Memories come in fragments. They are never methodically organised or neatly categorised as the way you had first experienced it. When someone asks, “Do you remember?”, it takes a while to jog your memory, to recollect a longgone moment in time. This is what Pangdemonium’s The Father attempts to recreate—a collection of memories in disarray, but bound together by an ailing protagonist’s mind.
In The Father, André (Lim Kay Siu) is the titular character. He is ill, losing his memory and his grasp of time. He swears his daughter Anne (Tan Kheng Hua) is moving to Hong Kong, but the next moment, she denies this entirely. And just how does her husband (Emil Marwa) look like again? It is akin to a postmodernist play: people are not who they say they are, strangers burst in and out of André’s flat—or is this even his home?
Even with the play’s jumbled timeline, the internal logic of The Father holds true, chiefly bolstered by French playwright Florian Zeller’s effective writing. Zeller’s writing expertly highlights key narrative elements that the audience can piece together, while tapping into the sympathetic plight André has ended up in. With Christopher Hampton’s translation, certain moments in dialogue are beautiful, André describes his loss of memory as “I feel as if I’m losing all my leaves”, but at the same time, absolutely jarring—Anne’s husband complains that André is “getting on everybody’s tits”. Such small missteps are overshadowed as the story progresses and André’s downward spiral accordingly unfolds.
The set and lighting successfully enhance André’s gradual loss of reality, urging the audience to lean into his discomfort. As with most Pangdemonium productions, the stage set is slick and immaculate. André’s flat is adorned with books, a bronze antler statue, large chess pieces as bookends that eventually disappear as time progresses. Things go missing in parallel with André losing his mind. The diffusion of time is found when the warm lighting of a sunrise quickly fades into the soft, cool tones that set a scene of an evening dinner. Most strikingly, harsh strobe lighting is shown in between scenes. It gets dizzying on its third consecutive take, even mindlessly irritating, but it intentionally disorientates and alas, we are a step closer to experiencing what must be André’s occasional blackouts.

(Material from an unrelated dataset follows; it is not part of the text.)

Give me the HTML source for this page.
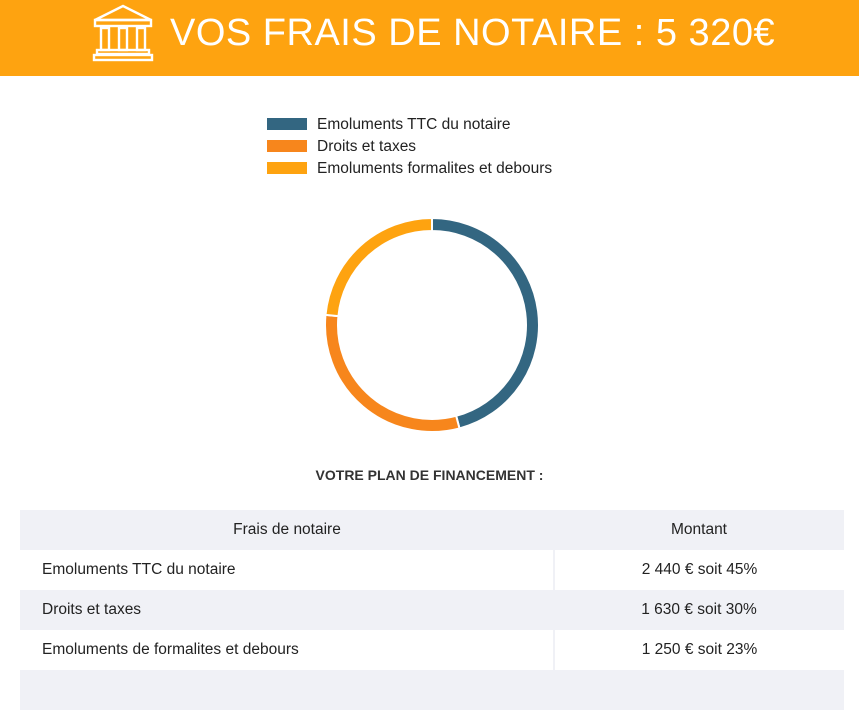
<!DOCTYPE html>
<html><head><meta charset="utf-8"><style>
body{margin:0;width:859px;height:679px;overflow:hidden;background:#fff;font-family:"Liberation Sans",sans-serif;color:#222;position:relative}
#hdr{position:absolute;left:0;top:0;width:859px;height:76px;background:#fea310}
#title{position:absolute;left:170px;top:12px;font-size:38px;color:#fff;letter-spacing:0.5px}
.leg{position:absolute;left:267px;font-size:15.5px;color:#222}
.leg span{display:inline-block;width:40px;height:12px;vertical-align:-1px;margin-right:10px}
#plan{position:absolute;left:0;width:859px;top:467px;text-align:center;font-weight:bold;font-size:14px;color:#333}
table{position:absolute;left:20px;top:510px;width:824px;border-collapse:collapse;font-size:15.5px}
td{height:40px;padding:0;border:0}
tr.g td{background:#f0f1f6}
tr.w td{background:#fff}
tr.w td.c1{border-right:2px solid #f0f1f6}
td.c1{padding-left:22px;width:511px}
td.c2{text-align:center}
th{height:40px;background:#f0f1f6;font-weight:normal;padding:0}
</style></head><body>
<div id="hdr">
<svg style="position:absolute;left:92px;top:4px" width="62" height="58" viewBox="0 0 62 58" fill="none" stroke="#fff" stroke-width="2.4">
<path d="M3 16 L31 2 L59 16 Z"/><rect x="3" y="16" width="56" height="6"/>
<rect x="9" y="24" width="8" height="22"/><rect x="27" y="24" width="8" height="22"/><rect x="45" y="24" width="8" height="22"/>
<rect x="5" y="46" width="52" height="4"/><rect x="2" y="51" width="58" height="5"/></svg>
<div id="title">VOS FRAIS DE NOTAIRE : 5 320€</div>
</div>
<div class="leg" style="top:116px"><span style="background:#336681"></span>Emoluments TTC du notaire</div>
<div class="leg" style="top:138px"><span style="background:#f7861c"></span>Droits et taxes</div>
<div class="leg" style="top:160px"><span style="background:#fea310"></span>Emoluments formalites et debours</div>
<svg id="donut" style="position:absolute;left:0;top:0" width="859" height="679"></svg>
<div id="plan">VOTRE PLAN DE FINANCEMENT :</div>
<table>
<tr><th>Frais de notaire</th><th>Montant</th></tr>
<tr class="w"><td class="c1">Emoluments TTC du notaire</td><td class="c2">2 440 € soit 45%</td></tr>
<tr class="g"><td class="c1">Droits et taxes</td><td class="c2">1 630 € soit 30%</td></tr>
<tr class="w"><td class="c1">Emoluments de formalites et debours</td><td class="c2">1 250 € soit 23%</td></tr>
<tr class="g"><td class="c1"></td><td class="c2"></td></tr>
</table>
<script>
const categories=["Emoluments TTC du notaire","Droits et taxes","Emoluments formalites et debours"];
const values=[2440,1630,1250];
const colors=["#336681","#f7861c","#fea310"];
const svg=document.getElementById('donut');
const cx=432,cy=325,ro=107,ri=94;
const total=values.reduce((a,b)=>a+b,0);
let a0=-Math.PI/2;
function pt(r,a){return [cx+r*Math.cos(a),cy+r*Math.sin(a)];}
values.forEach((v,i)=>{
  const a1=a0+v/total*2*Math.PI;
  const large=(a1-a0)>Math.PI?1:0;
  const p1=pt(ro,a0),p2=pt(ro,a1),p3=pt(ri,a1),p4=pt(ri,a0);
  const p=document.createElementNS('http://www.w3.org/2000/svg','path');
  p.setAttribute('d',`M${p1} A${ro},${ro} 0 ${large} 1 ${p2} L${p3} A${ri},${ri} 0 ${large} 0 ${p4} Z`);
  p.setAttribute('fill',colors[i]);p.setAttribute('stroke','#fff');p.setAttribute('stroke-width','2');
  
  
  svg.appendChild(p);
  a0=a1;
});
</script>
</body></html>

The word “dementia” is never uttered in The Father, but it lurks and eventually consumes André’s life. It is clear that Pangdemonium takes pride in positioning The Father as a play about dementia, but the brightest moments of The Father lies in its quiet venture towards absurdism. If André is an unreliable narrator, how can we trust this very narrative that both André and us, the audience, attempt to construct together? Perhaps in the end, the unraveling of a crumbling reality is not just André’s, it is ours.